┌─ INPUT RECORDS
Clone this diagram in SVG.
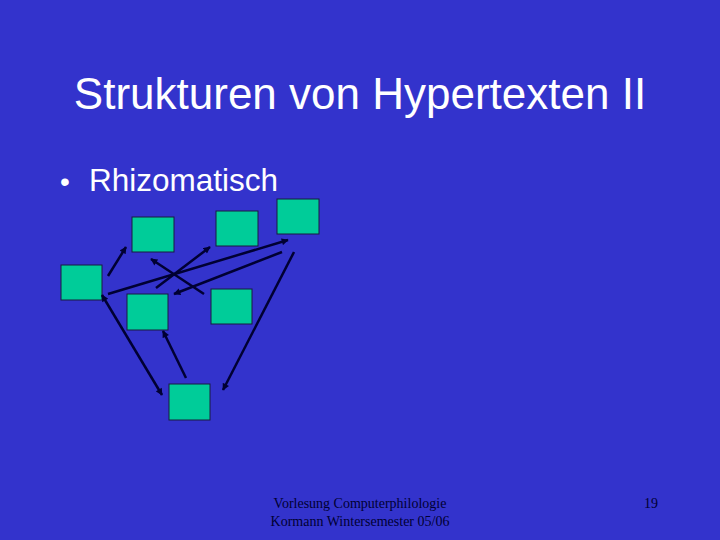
<svg xmlns="http://www.w3.org/2000/svg" width="720" height="540" viewBox="0 0 720 540">
<defs>
<marker id="ah" viewBox="0 0 10 10" refX="9" refY="5" markerWidth="8" markerHeight="7" orient="auto-start-reverse" markerUnits="userSpaceOnUse"><path d="M0,0 L10,5 L0,10 z" fill="#000033"/></marker>
<style>
.box{fill:#00CC99;stroke:#1a1a40;stroke-width:1}
.c line{stroke:#000033;stroke-width:2.5;marker-end:url(#ah)}
.t{font-family:"Liberation Sans",Arial,sans-serif;fill:#fff}
.f{font-family:"Liberation Serif","Times New Roman",serif;fill:#000033;font-size:14px}
</style>
</defs>
<rect width="720" height="540" fill="#3333CC"/>
<text class="t" x="360" y="109" font-size="44" text-anchor="middle">Strukturen von Hypertexten II</text>
<text class="t" x="60" y="191" font-size="28">•</text>
<text class="t" x="89" y="191" font-size="31.5">Rhizomatisch</text>
<g id="nA"><rect class="box" x="132" y="217" width="42" height="35"/></g>
<g id="nB"><rect class="box" x="216" y="211" width="42" height="35"/></g>
<g id="nC"><rect class="box" x="277" y="199" width="42" height="35"/></g>
<g id="nD"><rect class="box" x="61" y="265" width="41" height="35"/></g>
<g id="nE"><rect class="box" x="127" y="294" width="41" height="36"/></g>
<g id="nF"><rect class="box" x="211" y="289" width="41" height="35"/></g>
<g id="nG"><rect class="box" x="169" y="384" width="41" height="36"/></g>
<g class="c" id="connectors">
<line x1="108" y1="276" x2="126" y2="247"/>
<line x1="204" y1="294" x2="151" y2="259"/>
<line x1="156" y1="288" x2="210" y2="247"/>
<line x1="108" y1="294" x2="288" y2="240"/>
<line x1="282" y1="252" x2="174" y2="294"/>
<line x1="294" y1="252" x2="223" y2="390"/>
<line x1="102" y1="295" x2="162" y2="395" marker-start="url(#ah)"/>
<line x1="186" y1="378" x2="163" y2="331"/>
</g>
<text class="f" x="360" y="508" text-anchor="middle">Vorlesung Computerphilologie</text>
<text class="f" x="360" y="526" text-anchor="middle">Kormann Wintersemester 05/06</text>
<text class="f" x="651" y="508" text-anchor="middle">19</text>
</svg>
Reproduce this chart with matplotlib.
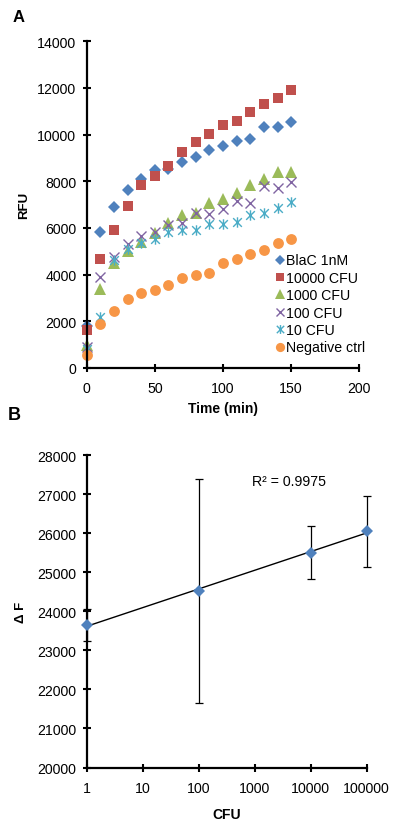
import numpy as np
import matplotlib
matplotlib.use("Agg")
import matplotlib.pyplot as plt
from matplotlib.path import Path

plt.rcParams['font.family'] = ['Liberation Sans', 'DejaVu Sans']

# ---------------- Data: panel A ----------------
time_min = [0, 10, 20, 30, 40, 50, 60, 70, 80, 90, 100, 110, 120, 130, 140, 150]
blac_1nM = [1800, 5845, 6918, 7630, 8090, 8490, 8549, 8833, 9034, 9335, 9494, 9734, 9807, 10309, 10309, 10549]
cfu_10000 = [1609, 4657, 5914, 6944, 7833, 8232, 8635, 9236, 9665, 10021, 10408, 10579, 10966, 11309, 11567, 11923]
cfu_1000 = [980, 3399, 4515, 5013, 5416, 5803, 6232, 6550, 6625, 7060, 7232, 7489, 7863, 8090, 8378, 8403]
cfu_100 = [900, 3897, 4773, 5300, 5657, 5845, 6116, 6202, 6631, 6588, 6803, 7159, 7090, 7803, 7734, 7974]
cfu_10 = [820, 2197, 4627, 5086, 5343, 5515, 5845, 5914, 5914, 6159, 6159, 6274, 6558, 6661, 6845, 7116]
neg_ctrl = [536, 1867, 2438, 2940, 3197, 3339, 3554, 3871, 3983, 4086, 4515, 4687, 4871, 5056, 5373, 5545]
series_labels = ['BlaC 1nM', '10000 CFU', '1000 CFU', '100 CFU', '10 CFU', 'Negative ctrl']

# ---------------- Data: panel B ----------------
cfu = [1, 100, 10000, 100000]
delta_f = [23649, 24521, 25504, 26044]
delta_f_err = [415, 2870, 675, 910]
cfu_tick_labels = ['1', '10', '100', '1000', '10000', '100000']
r2_text = 'R² = 0.9975'

# ---------------- Styles ----------------
blue = '#4F81BD'
red = '#C0504D'
green = '#9BBB59'
purple = '#8064A2'
aqua = '#4BACC6'
orange = '#F79646'

star = Path([(-1, -1), (1, 1), (-1, 1), (1, -1), (0, -1.2), (0, 1.2)],
            [Path.MOVETO, Path.LINETO, Path.MOVETO, Path.LINETO, Path.MOVETO, Path.LINETO])

styles = [
    dict(marker='D', ms=6.0, color=blue, mew=0),
    dict(marker='s', ms=7.6, color=red, mew=0),
    dict(marker='^', ms=8.0, color=green, mew=0),
    dict(marker='x', ms=7.0, color=purple, mew=1.0),
    dict(marker=star, ms=7.5, color=aqua, mew=1.0),
    dict(marker='o', ms=7.8, color=orange, mew=0),
]

W, H = 400, 828
fig = plt.figure(figsize=(W / 100, H / 100), dpi=100)


def style_axes(ax):
    for s in ['top', 'right']:
        ax.spines[s].set_visible(False)
    for s in ['left', 'bottom']:
        ax.spines[s].set_linewidth(1.6)
    ax.tick_params(axis='both', which='major', direction='inout', length=6, width=1.5,
                   labelsize=10.2, pad=4.5)
    ax.tick_params(axis='x', which='major', pad=6.5)
    ax.tick_params(axis='both', which='minor', length=0)


# ---------------- Panel A ----------------
axA = fig.add_axes([86.7 / W, 1 - 369 / H, (359.3 - 86.7) / W, (369 - 42.3) / H])
all_series = [blac_1nM, cfu_10000, cfu_1000, cfu_100, cfu_10, neg_ctrl]
for vals, lab, st in zip(all_series, series_labels, styles):
    axA.plot(time_min, vals, linestyle='none', marker=st['marker'], ms=st['ms'],
             color=st['color'], mec=st['color'], mew=st['mew'], label=lab, clip_on=False)
axA.set_xlim(0, 200)
axA.set_ylim(0, 14000)
axA.set_xticks([0, 50, 100, 150, 200])
axA.set_yticks(np.arange(0, 14001, 2000))
style_axes(axA)
axA.set_xlabel('Time (min)', fontsize=10, fontweight='bold', labelpad=4)
axA.set_ylabel('RFU', fontsize=9.5, fontweight='bold', labelpad=5)
axA.legend(loc='upper left', bbox_to_anchor=(276 / W, 1 - 254.5 / H), bbox_transform=fig.transFigure,
           frameon=False, fontsize=10.2, handlelength=0.6, handletextpad=0.1,
           labelspacing=0.24, borderpad=0, borderaxespad=0, numpoints=1, markerscale=0.85)

# ---------------- Panel B ----------------
axB = fig.add_axes([86.7 / W, 1 - 768.5 / H, (366.7 - 86.7) / W, (768.5 - 456) / H])
axB.set_xscale('log')
logx = np.log10(cfu)
coef = np.polyfit(logx, delta_f, 1)
xs = np.logspace(0, 5, 50)
axB.plot(xs, np.polyval(coef, np.log10(xs)), color='black', lw=1.0, zorder=2, clip_on=False)
axB.errorbar(cfu, delta_f, yerr=delta_f_err, fmt='none', ecolor='black', elinewidth=0.9,
             capsize=3.2, capthick=0.9, zorder=3, clip_on=False)
axB.plot(cfu, delta_f, linestyle='none', marker='D', ms=6.5, color=blue, mew=0, zorder=4,
         clip_on=False)
axB.set_xlim(1, 100000)
axB.set_ylim(20000, 28000)
axB.set_xticks([1, 10, 100, 1000, 10000, 100000])
axB.set_xticklabels(cfu_tick_labels)
axB.set_yticks(np.arange(20000, 28001, 1000))
style_axes(axB)
axB.xaxis.set_minor_locator(matplotlib.ticker.NullLocator())
axB.set_xlabel('CFU', fontsize=10, fontweight='bold', labelpad=9)
axB.set_ylabel('Δ F', fontsize=9.5, fontweight='bold', labelpad=7)
axB.text(10 ** 3.62, 27330, r2_text, fontsize=10.2, ha='center', va='center')

# Panel letters
fig.text(18.7 / W, 1 - 17.5 / H, 'A', fontsize=12, fontweight='bold', ha='center', va='center')
fig.text(14 / W, 1 - 415.5 / H, 'B', fontsize=13, fontweight='bold', ha='center', va='center')

fig.savefig('out.png', dpi=100)
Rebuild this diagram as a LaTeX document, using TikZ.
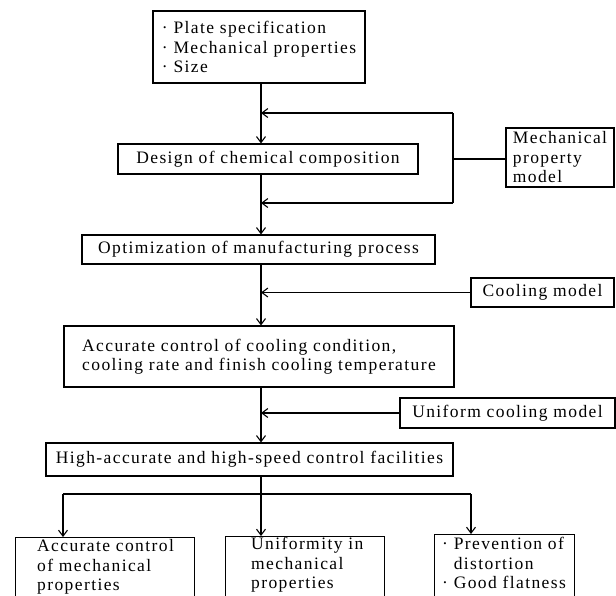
\documentclass[tikz,border=0pt]{standalone}
\usepackage{fontspec}
\setmainfont{Liberation Serif}[LetterSpace=8]
\usetikzlibrary{arrows.meta}
\begin{document}
\begin{tikzpicture}[x=1pt,y=-1pt,
  bx/.style={draw,line width=1.1pt,inner sep=0pt,align=center,
    font=\fontsize{17.5}{19.5}\selectfont},
  txt/.style={inner sep=0pt,align=left,anchor=west,
    font=\fontsize{17.5}{19.5}\selectfont},
  ln/.style={line width=1.2pt},
  arr/.style={line width=1.2pt,-{Straight Barb[length=6pt,width=9pt,line width=1.1pt]}}]
\useasboundingbox (0,0) rectangle (616,595);
\clip (0,0) rectangle (616,595);
% nodes
\node[bx,minimum width=212pt,minimum height=72pt,align=left] (top) at (259,47)
  {· Plate specification\\· Mechanical properties\\· Size};
\node[bx,minimum width=300pt,minimum height=30pt] (design) at (268,159)
  {Design of chemical composition};
\node[bx,minimum width=108pt,minimum height=59pt,align=left] (mpm) at (560,157.5)
  {Mechanical\\property\\model};
\node[bx,minimum width=353pt,minimum height=29pt] (optim) at (258.5,249.5)
  {Optimization of manufacturing process};
\node[bx,minimum width=143pt,minimum height=29pt] (cool) at (542.5,292.5)
  {Cooling model};
\node[bx,minimum width=390pt,minimum height=61pt,align=left] (acc) at (259,356.5)
  {Accurate control of cooling condition,\\cooling rate and finish cooling temperature};
\node[bx,minimum width=215pt,minimum height=30pt] (uni) at (507.5,413)
  {Uniform cooling model};
\node[bx,minimum width=407pt,minimum height=33pt] (high) at (249.5,459.5)
  {High-accurate and high-speed control facilities};
\node[bx,minimum width=179pt,minimum height=80pt,anchor=north west] (b1) at (15,537) {};
\node[bx,minimum width=159pt,minimum height=80pt,anchor=north west] (b2) at (225,536) {};
\node[bx,minimum width=140pt,minimum height=80pt,anchor=north west] (b3) at (434,534) {};
\node[txt] (b1t) at (37,567) {Accurate control\\of mechanical\\properties};
\node[txt] (b2t) at (251,565) {Uniformity in\\mechanical\\properties};
\node[txt] (b3t) at (442,563) {· Prevention of\\\phantom{· }distortion\\· Good flatness};
% coordinates
\coordinate (mx) at (261,0);
\coordinate (lpa) at (453,113);
\coordinate (lpm) at (453,159);
\coordinate (lpb) at (453,203);
\coordinate (brl) at (63,494);
\coordinate (brr) at (471,494);
% connectors
\draw[arr] (top.south -| mx) -- (design.north -| mx);
\draw[arr] (lpa) -- (lpa -| mx);
\draw[ln] (lpa) -- (lpb);
\draw[ln] (mpm.west |- lpm) -- (lpm);
\draw[arr] (lpb) -- (lpb -| mx);
\draw[arr] (design.south -| mx) -- (optim.north -| mx);
\draw[arr] (cool.west) -- (cool.west -| mx);
\draw[arr] (optim.south -| mx) -- (acc.north -| mx);
\draw[arr] (uni.west) -- (uni.west -| mx);
\draw[arr] (acc.south -| mx) -- (high.north -| mx);
\draw[arr] (high.south -| mx) -- (b2.north -| mx);
\draw[ln] (brl) -- (brr);
\draw[arr] (brl) -- (b1.north -| brl);
\draw[arr] (brr) -- (b3.north -| brr);
\end{tikzpicture}
\end{document}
└─
(DIRECTION): Read through the data and copy every line where "diagram" shows up.

(REPLY TO THE TASK):
Clone this diagram in SVG.
Rebuild this diagram as a LaTeX document, using TikZ.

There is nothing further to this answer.